I was sad to see the news about the financial abuse being experienced by our elderly. We have culturally, a long way to go in terms of how we care for our elderly. Other cultures seem to have it right, Native Americans, Greeks, Koreans, Indians, Chinese, these are a few of the cultures who fetishize youth less, and respect elderly more.
It’s not as prevalent in Western cultures sadly.
Numbers came out the other day that up to 10 per cent of people aged 65 or over in this country, are victims of elder abuse or neglect. Elder abuse response services, offered by Age Concern, were told of more than 2,200 cases of suspected abuse in a single year.
They were a mix of psychological abuse and financial abuse. Family members made up 76 per cent of the alleged abusers. How is it possible that 76 per cent of us can be that cold hearted towards our elders?
And how is it we’re happy to fleece them? Why do we think their hard earned money is ours?
I know kids are staying home longer, relying on us more, we hear more and more about the bank of Mum and Dad, parents being guarantors or paying deposits for kids, offering to help with school fees or childcare. Grandparents taking on parenting roles.
Yes it’s tough going for our kids, but I do wonder whether this much generosity early on, sets up a template for a sense of entitlement to flourish.
Kids are not expected to stand on their own two feet and it's hard for us parents, of course we want to help them, but hand outs are not always the best approach. Too many handouts erodes work ethic.

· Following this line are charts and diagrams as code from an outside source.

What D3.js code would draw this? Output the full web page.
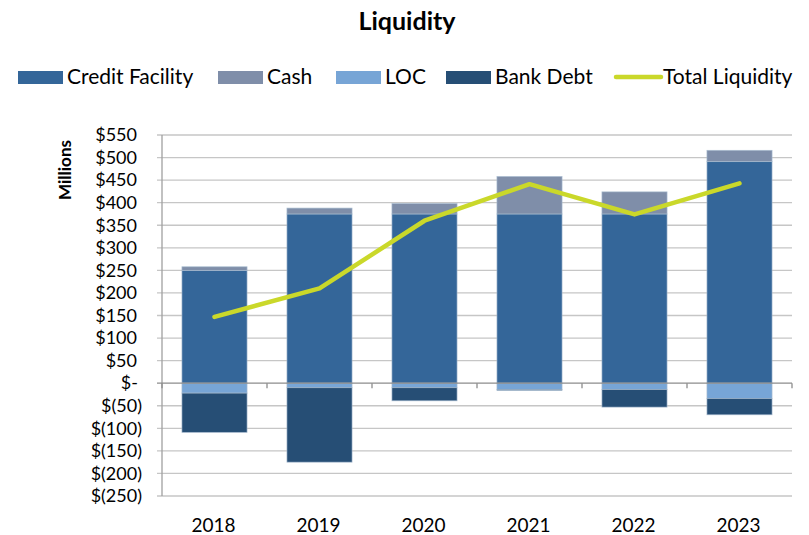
<!DOCTYPE html>
<html>
<head>
<meta charset="utf-8">
<script src="https://cdn.jsdelivr.net/npm/d3@7"></script>
<style>
  html, body { margin: 0; padding: 0; background: #fff; }
  svg { display: block; font-family: Lato, "Open Sans", sans-serif; }
</style>
</head>
<body>
<svg id="chart" width="809" height="535"></svg>
<script>
const years = ["2018", "2019", "2020", "2021", "2022", "2023"];
const creditFacility = [250, 375, 375, 375, 375, 491];
const cash = [8, 13, 23, 83, 49, 25];
const loc = [-22, -10, -10, -14, -14, -34];
const bankDebt = [-87, -165, -29, -2, -39, -36];
const totalLiquidity = [147, 210, 360, 441, 374, 443];
const yTicks = [550, 500, 450, 400, 350, 300, 250, 200, 150, 100, 50, 0, -50, -100, -150, -200, -250];

const seriesNames = ["Credit Facility", "Cash", "LOC", "Bank Debt", "Total Liquidity"];
const colors = {
  "Credit Facility": "#346699",
  "Cash": "#7f8ea9",
  "LOC": "#77a5d6",
  "Bank Debt": "#264e75",
  "Total Liquidity": "#cad82a"
};

const svg = d3.select("#chart");
const margin = { left: 162, right: 17, top: 135, bottom: 39 };
const W = 809, H = 535;

const x = d3.scaleBand().domain(years).range([margin.left, W - margin.right]).paddingInner(0.38).paddingOuter(0.19);
const y = d3.scaleLinear().domain([-250, 550]).range([H - margin.bottom, margin.top]);

// Title
svg.append("text").attr("x", 407).attr("y", 30).attr("text-anchor", "middle")
  .attr("font-weight", "bold").attr("font-size", 25).attr("fill", "#000").text("Liquidity");

// Y axis title
svg.append("text").attr("transform", "translate(71,170) rotate(-90)")
  .attr("text-anchor", "middle").attr("font-weight", "bold").attr("font-size", 17).attr("fill", "#000").text("Millions");

// gridlines
const x0 = margin.left, x1 = W - margin.right;
svg.append("g").selectAll("line").data(yTicks.filter(d => d !== 0)).join("line")
  .attr("x1", x0 - 5).attr("x2", x1).attr("y1", d => y(d)).attr("y2", d => y(d))
  .attr("stroke", "#c6c6c6").attr("stroke-width", 1.3);

// y tick labels
const fmt = d => d === 0 ? "$-" : d < 0 ? "$(" + Math.abs(d) + ")" : "$" + d;
svg.append("g").selectAll("text").data(yTicks).join("text")
  .attr("x", d => d < 0 ? 142 : d === 0 ? 138 : 137)
  .attr("y", d => y(d)).attr("dy", "0.35em").attr("text-anchor", "end")
  .attr("font-size", 18).attr("fill", "#000").text(fmt);

// stacks
const data = years.map((yr, i) => ({ year: yr, credit: creditFacility[i], cash: cash[i], loc: loc[i], bank: bankDebt[i] }));
const segs = [];
data.forEach(d => {
  segs.push({ year: d.year, s: "Credit Facility", y0: 0, y1: d.credit });
  segs.push({ year: d.year, s: "Cash", y0: d.credit, y1: d.credit + d.cash });
  segs.push({ year: d.year, s: "LOC", y0: 0, y1: d.loc });
  segs.push({ year: d.year, s: "Bank Debt", y0: d.loc, y1: d.loc + d.bank });
});
svg.append("g").selectAll("rect").data(segs).join("rect")
  .attr("x", d => x(d.year)).attr("width", x.bandwidth())
  .attr("y", d => y(Math.max(d.y0, d.y1))).attr("height", d => Math.abs(y(d.y0) - y(d.y1)))
  .attr("fill", d => colors[d.s]).attr("stroke", "#a8bbd0").attr("stroke-width", 0.8).attr("stroke-opacity", 0.8);

// axes lines
svg.append("line").attr("x1", x0).attr("x2", x0).attr("y1", y(550)).attr("y2", y(-250))
  .attr("stroke", "#a0a0a0").attr("stroke-width", 1.3);
svg.append("line").attr("x1", x0 - 5).attr("x2", x1).attr("y1", y(0)).attr("y2", y(0))
  .attr("stroke", "#8c8c8c").attr("stroke-width", 1.3);
svg.append("g").selectAll("line").data(d3.range(years.length + 1)).join("line")
  .attr("x1", i => x0 + i * (x1 - x0) / years.length).attr("x2", i => x0 + i * (x1 - x0) / years.length)
  .attr("y1", y(0)).attr("y2", y(0) + 5).attr("stroke", "#8c8c8c").attr("stroke-width", 1.3);

// x labels
svg.append("g").selectAll("text").data(years).join("text")
  .attr("x", d => x(d) + x.bandwidth() / 2 - 1).attr("y", 532).attr("text-anchor", "middle")
  .attr("font-size", 19).attr("fill", "#000").text(d => d);

// line
const line = d3.line().x((d, i) => x(years[i]) + x.bandwidth() / 2).y(d => y(d));
svg.append("path").datum(totalLiquidity).attr("d", line).attr("fill", "none")
  .attr("stroke", colors["Total Liquidity"]).attr("stroke-width", 4.5)
  .attr("stroke-linecap", "round").attr("stroke-linejoin", "round");

// legend
const legendX = [18, 218, 336, 446, 614];
const lg = svg.append("g");
seriesNames.forEach((name, i) => {
  const g = lg.append("g").attr("transform", `translate(${legendX[i]},0)`);
  if (name === "Total Liquidity") {
    g.append("line").attr("x1", 2).attr("x2", 47).attr("y1", 77).attr("y2", 77)
      .attr("stroke", colors[name]).attr("stroke-width", 4.5).attr("stroke-linecap", "round");
  } else {
    g.append("rect").attr("x", 0).attr("y", 71).attr("width", 45).attr("height", 13).attr("fill", colors[name]);
  }
  g.append("text").attr("x", 49).attr("y", 77).attr("dy", "0.35em")
    .attr("font-size", 21).attr("fill", "#000").text(name);
});
</script>
</body>
</html>
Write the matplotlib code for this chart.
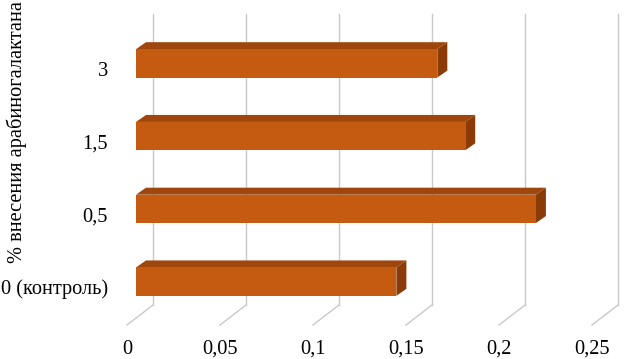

If financial problems get solved too easily, then do kids ever really learnt to graft and dig in, wait and work hard for something. We're definitely seeing an impatience mindset.. the ‘I want it all now’ factor. Ask any employer of milennials.
But if the end result is fleecing our elderly then we’re doing something wrong.
Sure there’ll be cases of warring dysfunctional families whereby bossy offspring will assume they know best and take their parents financial matters into their own hands.. and bank account.. but the numbers on this abuse are too high.
And they’re just the numbers we know about. Shame and stigma means much of this goes unreported. Who wants to tell people that they’ve been ripped off by their own family?
Your family are the people you’re supposed to trust, how scary for older people if they feel they can’t.